Find the lines that include the string "matplotlib" and report how many there are. Give no other text.
──────── DATA SECTION ────────
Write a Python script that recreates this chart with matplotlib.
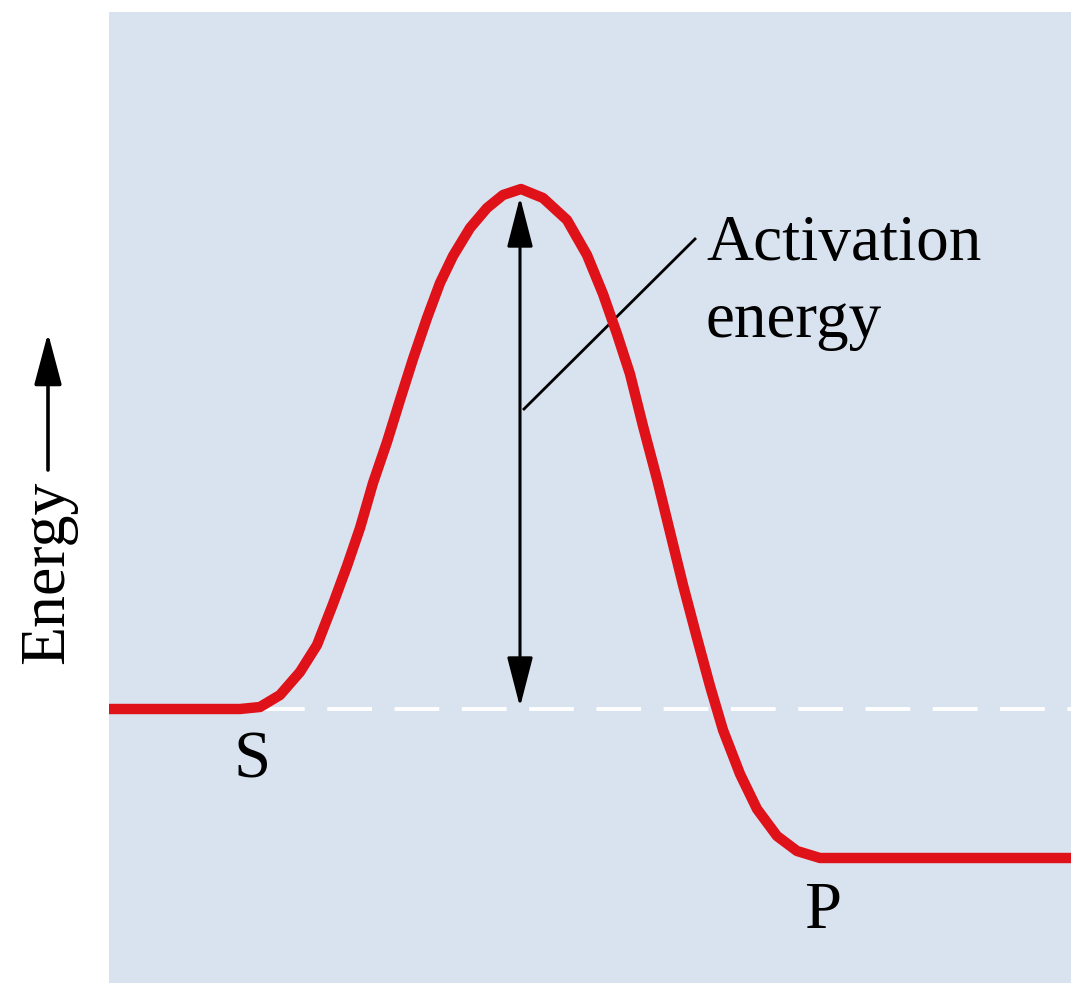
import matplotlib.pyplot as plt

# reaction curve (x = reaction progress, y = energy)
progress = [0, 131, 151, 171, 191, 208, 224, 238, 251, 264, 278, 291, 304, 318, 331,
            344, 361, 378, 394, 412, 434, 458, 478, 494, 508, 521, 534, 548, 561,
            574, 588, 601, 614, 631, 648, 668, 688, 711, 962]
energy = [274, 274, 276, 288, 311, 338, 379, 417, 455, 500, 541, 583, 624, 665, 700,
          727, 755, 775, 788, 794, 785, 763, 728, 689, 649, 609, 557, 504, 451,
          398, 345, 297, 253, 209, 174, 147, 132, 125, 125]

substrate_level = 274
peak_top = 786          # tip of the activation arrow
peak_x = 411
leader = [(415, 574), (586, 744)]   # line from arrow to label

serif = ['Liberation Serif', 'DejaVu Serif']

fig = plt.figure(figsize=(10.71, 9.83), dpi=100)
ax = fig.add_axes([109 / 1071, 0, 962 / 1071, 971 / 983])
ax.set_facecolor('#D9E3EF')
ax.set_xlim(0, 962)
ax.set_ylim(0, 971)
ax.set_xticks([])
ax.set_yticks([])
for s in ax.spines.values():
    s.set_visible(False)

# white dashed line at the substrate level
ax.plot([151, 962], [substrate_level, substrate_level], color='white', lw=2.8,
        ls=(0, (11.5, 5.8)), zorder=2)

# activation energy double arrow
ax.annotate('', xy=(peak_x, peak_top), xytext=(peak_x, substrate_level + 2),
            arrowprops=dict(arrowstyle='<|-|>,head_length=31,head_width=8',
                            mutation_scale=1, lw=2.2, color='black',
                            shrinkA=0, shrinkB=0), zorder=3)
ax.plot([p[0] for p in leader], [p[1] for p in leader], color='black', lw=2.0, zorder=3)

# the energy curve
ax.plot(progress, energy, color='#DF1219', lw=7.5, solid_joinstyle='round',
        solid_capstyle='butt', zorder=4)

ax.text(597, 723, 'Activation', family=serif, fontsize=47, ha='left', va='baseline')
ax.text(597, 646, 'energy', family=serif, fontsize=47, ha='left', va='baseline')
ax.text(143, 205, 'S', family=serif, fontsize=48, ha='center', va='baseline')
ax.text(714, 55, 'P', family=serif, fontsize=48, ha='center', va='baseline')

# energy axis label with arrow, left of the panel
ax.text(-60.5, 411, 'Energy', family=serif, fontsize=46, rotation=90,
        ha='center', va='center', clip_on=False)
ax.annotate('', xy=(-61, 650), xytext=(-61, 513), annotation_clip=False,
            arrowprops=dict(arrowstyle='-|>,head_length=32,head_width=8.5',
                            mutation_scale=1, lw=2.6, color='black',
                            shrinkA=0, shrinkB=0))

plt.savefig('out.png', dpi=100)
────────
TASK OUTPUT: 2